Question 13. What are the major factors responsible for the high growth of the service sector?
Answer. There has been high growth of the service sector in India. There is too much demand for services because :
(a) It is more profitable to contract services from developing countries.
(b) There is easy availability of skilled manpower at lower wage rate.
Question 14. Agriculture sector appears to be adversely affected by the reform process. Why?
Answer. There has been deceleration in agricultural growth. This deceleration is the root cause of the problem of rural distress that reached crisis in some parts of the country. Farmers find themselves into crippling debt due to low farm incomes combined with low prices of output and lack of credit at reasonable prices. This has led to widespread distress migration.
Economic reforms have not been able to benefit the agricultural sector because:
(a) Liberalisation has forced the small farmers to compete in a global market where prices of goods have fallen while removal of subsidies has led to increase in the cost of production. It has made farming more expensive.
(b) Various policy changes like reduction in import duties on agricultural products, removal of minimum support price and lifting of quantitative restrictions have increased the threat of international competition to the Indian farmers.
(c) The export-oriented growth has favoured increased production of cash crops rather than food grains.
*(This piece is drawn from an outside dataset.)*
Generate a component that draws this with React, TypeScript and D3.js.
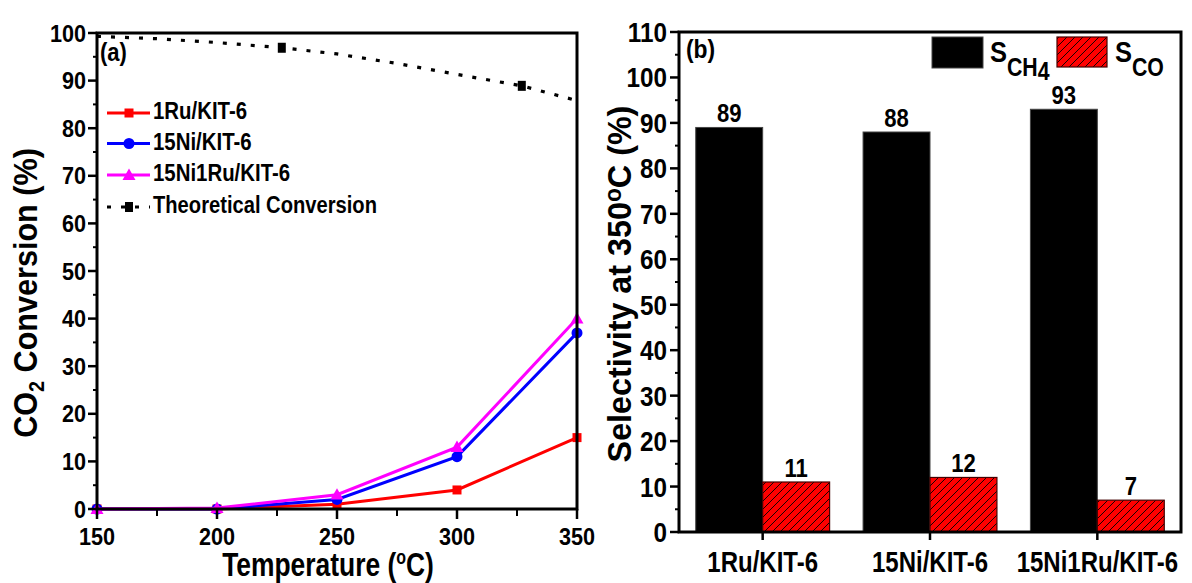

This has increased the prices of food grains.
(d) Public investment in agriculture sector especially in infrastructure which includes irrigation, power, roads, market linkages and research has been reduced in the reform period.
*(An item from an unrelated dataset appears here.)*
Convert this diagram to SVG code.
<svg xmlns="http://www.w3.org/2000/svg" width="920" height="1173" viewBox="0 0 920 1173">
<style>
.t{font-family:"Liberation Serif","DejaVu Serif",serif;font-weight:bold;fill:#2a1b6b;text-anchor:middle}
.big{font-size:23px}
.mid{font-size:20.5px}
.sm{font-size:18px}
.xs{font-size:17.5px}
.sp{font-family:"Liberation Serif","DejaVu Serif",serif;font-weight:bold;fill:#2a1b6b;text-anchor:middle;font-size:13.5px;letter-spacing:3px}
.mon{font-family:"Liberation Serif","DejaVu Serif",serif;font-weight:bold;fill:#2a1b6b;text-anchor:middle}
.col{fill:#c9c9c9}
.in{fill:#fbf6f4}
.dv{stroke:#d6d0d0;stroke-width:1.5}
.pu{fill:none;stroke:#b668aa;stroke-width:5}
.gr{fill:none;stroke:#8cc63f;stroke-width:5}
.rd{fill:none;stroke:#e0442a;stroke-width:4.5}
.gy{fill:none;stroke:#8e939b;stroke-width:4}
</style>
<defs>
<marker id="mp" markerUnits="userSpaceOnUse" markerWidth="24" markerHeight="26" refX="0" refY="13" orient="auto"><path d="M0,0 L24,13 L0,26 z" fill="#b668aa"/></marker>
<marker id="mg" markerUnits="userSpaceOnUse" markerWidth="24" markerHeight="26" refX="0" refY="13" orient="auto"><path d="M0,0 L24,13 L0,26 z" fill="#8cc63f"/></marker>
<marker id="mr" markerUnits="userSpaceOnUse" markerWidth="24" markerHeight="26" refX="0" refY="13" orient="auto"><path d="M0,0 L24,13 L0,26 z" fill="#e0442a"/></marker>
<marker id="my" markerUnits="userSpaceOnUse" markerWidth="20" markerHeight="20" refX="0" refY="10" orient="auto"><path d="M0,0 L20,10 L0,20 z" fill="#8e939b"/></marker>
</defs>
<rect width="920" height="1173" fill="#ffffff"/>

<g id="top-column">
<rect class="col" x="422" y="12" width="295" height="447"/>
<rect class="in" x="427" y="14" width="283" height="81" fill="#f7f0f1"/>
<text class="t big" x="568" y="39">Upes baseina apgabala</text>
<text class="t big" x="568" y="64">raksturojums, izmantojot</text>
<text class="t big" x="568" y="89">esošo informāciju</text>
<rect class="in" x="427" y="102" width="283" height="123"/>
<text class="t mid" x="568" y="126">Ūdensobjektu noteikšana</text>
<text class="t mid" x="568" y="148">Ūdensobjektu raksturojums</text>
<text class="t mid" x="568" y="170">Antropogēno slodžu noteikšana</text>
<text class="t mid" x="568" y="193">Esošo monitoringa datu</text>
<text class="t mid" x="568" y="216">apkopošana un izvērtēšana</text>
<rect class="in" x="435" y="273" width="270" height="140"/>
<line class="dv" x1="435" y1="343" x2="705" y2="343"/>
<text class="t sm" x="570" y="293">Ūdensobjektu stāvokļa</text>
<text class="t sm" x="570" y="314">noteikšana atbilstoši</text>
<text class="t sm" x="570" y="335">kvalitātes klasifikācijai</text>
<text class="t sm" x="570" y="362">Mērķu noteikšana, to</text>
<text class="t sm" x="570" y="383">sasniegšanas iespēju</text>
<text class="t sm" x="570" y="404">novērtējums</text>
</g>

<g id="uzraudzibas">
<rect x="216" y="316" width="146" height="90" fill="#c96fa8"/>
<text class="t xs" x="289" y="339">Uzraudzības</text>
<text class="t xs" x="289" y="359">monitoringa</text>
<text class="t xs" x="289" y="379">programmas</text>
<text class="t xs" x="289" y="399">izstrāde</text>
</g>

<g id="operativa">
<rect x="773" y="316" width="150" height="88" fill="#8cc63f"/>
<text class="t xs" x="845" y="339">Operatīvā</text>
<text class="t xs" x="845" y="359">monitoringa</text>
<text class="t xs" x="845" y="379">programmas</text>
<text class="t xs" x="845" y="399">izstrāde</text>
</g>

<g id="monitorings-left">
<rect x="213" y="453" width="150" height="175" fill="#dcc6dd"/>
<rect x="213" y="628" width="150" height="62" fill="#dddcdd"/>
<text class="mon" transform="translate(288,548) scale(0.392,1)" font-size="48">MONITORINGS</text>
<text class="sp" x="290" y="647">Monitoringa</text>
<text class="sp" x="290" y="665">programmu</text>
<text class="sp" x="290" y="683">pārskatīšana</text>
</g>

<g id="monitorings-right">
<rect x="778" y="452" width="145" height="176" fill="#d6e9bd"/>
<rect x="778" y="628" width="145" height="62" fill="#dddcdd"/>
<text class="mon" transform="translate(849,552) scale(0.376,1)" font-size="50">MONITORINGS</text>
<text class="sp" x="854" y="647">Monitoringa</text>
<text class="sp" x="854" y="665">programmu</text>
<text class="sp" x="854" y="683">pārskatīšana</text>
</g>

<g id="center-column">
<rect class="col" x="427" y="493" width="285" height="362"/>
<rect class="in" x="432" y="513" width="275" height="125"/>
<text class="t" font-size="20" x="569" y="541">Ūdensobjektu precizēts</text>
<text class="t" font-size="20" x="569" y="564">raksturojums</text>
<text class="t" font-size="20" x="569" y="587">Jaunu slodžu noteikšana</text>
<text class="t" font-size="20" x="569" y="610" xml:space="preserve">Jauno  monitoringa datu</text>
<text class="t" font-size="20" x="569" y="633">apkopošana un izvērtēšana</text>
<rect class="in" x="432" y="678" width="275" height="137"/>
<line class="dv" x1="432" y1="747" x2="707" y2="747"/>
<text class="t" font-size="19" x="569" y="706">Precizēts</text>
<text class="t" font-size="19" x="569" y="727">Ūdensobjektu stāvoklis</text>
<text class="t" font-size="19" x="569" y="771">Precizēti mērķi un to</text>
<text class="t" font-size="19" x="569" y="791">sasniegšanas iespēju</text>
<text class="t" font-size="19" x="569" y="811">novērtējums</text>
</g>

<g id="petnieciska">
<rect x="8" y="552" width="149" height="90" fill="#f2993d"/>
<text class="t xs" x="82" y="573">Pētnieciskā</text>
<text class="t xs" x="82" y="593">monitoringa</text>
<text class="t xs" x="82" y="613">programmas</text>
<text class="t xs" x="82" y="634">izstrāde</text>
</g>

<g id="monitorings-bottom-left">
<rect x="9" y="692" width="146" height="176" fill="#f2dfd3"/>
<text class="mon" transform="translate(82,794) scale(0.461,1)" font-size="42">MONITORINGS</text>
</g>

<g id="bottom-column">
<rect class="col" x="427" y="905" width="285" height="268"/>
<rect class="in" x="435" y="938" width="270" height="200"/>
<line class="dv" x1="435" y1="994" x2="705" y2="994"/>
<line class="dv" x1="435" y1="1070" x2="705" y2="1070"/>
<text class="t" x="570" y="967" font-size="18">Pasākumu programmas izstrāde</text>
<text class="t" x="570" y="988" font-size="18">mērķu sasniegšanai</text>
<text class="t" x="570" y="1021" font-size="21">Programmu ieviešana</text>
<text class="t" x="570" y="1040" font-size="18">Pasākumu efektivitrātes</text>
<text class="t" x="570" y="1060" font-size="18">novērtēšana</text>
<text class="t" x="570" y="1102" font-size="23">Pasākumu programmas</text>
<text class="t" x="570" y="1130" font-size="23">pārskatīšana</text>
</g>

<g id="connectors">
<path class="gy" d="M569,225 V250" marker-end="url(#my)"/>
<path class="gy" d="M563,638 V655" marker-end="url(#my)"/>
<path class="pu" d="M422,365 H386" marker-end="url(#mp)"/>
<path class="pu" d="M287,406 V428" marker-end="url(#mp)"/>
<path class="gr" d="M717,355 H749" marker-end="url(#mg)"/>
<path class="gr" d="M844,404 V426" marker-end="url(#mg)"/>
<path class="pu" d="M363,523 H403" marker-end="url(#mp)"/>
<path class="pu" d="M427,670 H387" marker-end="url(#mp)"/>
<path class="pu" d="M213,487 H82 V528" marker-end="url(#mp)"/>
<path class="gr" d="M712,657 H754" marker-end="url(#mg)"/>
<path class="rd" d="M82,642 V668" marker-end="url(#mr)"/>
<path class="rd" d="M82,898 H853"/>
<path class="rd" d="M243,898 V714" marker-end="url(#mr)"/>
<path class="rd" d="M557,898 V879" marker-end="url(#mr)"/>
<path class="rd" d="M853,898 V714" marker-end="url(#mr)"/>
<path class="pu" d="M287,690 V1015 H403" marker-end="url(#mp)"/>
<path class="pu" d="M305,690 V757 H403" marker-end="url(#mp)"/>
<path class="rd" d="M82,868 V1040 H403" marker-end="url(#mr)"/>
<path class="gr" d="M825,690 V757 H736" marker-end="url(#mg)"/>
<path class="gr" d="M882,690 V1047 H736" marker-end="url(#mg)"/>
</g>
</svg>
Question 15. Why has the industrial sector performed poorly in the reform period?
Answer. The post-reform period shows that industrial growth has slowed down. This was due to:
(a) Globalisation created conditions for free movement of goods and services from foreign countries. It adversely affected the local industries and employment in developing countries.
(b) Globalisation led to decrease in demand for domestic industrial products due to cheaper imports.
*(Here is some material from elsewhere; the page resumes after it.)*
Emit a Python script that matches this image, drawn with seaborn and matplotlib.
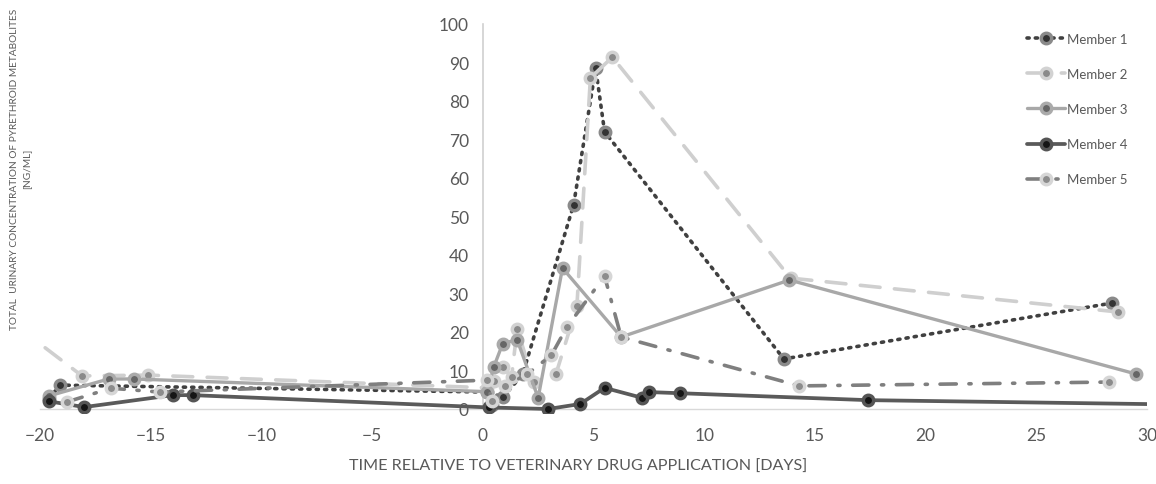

(c) There was inadequate investment in infrastructural facilities such as power supply.
(d) A development country like India still does not have the access to markets of developed countries due to high non-tariff barriers.
Question 16. Discuss economic reforms in India in the light of social justice and welfare.
Answer. Economic reforms have been criticised on the following grounds:
(a) Privatisation encourages growth-ofunonopoly power in the hands of big business houses. It results in greater inequalities of income and wealth.
(b) Globalisation has devastated local producers since they are unable to compete with cheap imports.
(c) Economic reforms have led to mounting workers unrest. Workers have protested against low wages, poor working conditions, autocratic management rule, long work days and fall in social benefits.
(d) These have made public employees worse off. Public employees are adversely effected by budget cuts, privatisation and massive loss of purchasing power.
(e) Small business class is adversely affected by fall of public subsidies, de-industrialisation and floods of cheap imports.
(f) During the globalisation phase, about half a billion people in South Asia have experienced a decline in their income. Data shows that it is the poor who have suffered most.
(g) Since the government is unable to help the victims of globalisation, the provisions of social safety net have been weakened.
(h) The global village appears deeply divided between the street of the haves and those of the havenots. The average person in Norway (which has highest human development) and the average person in countries such as Niger (which has lowest human development) certainly live in different human development districts of the global village.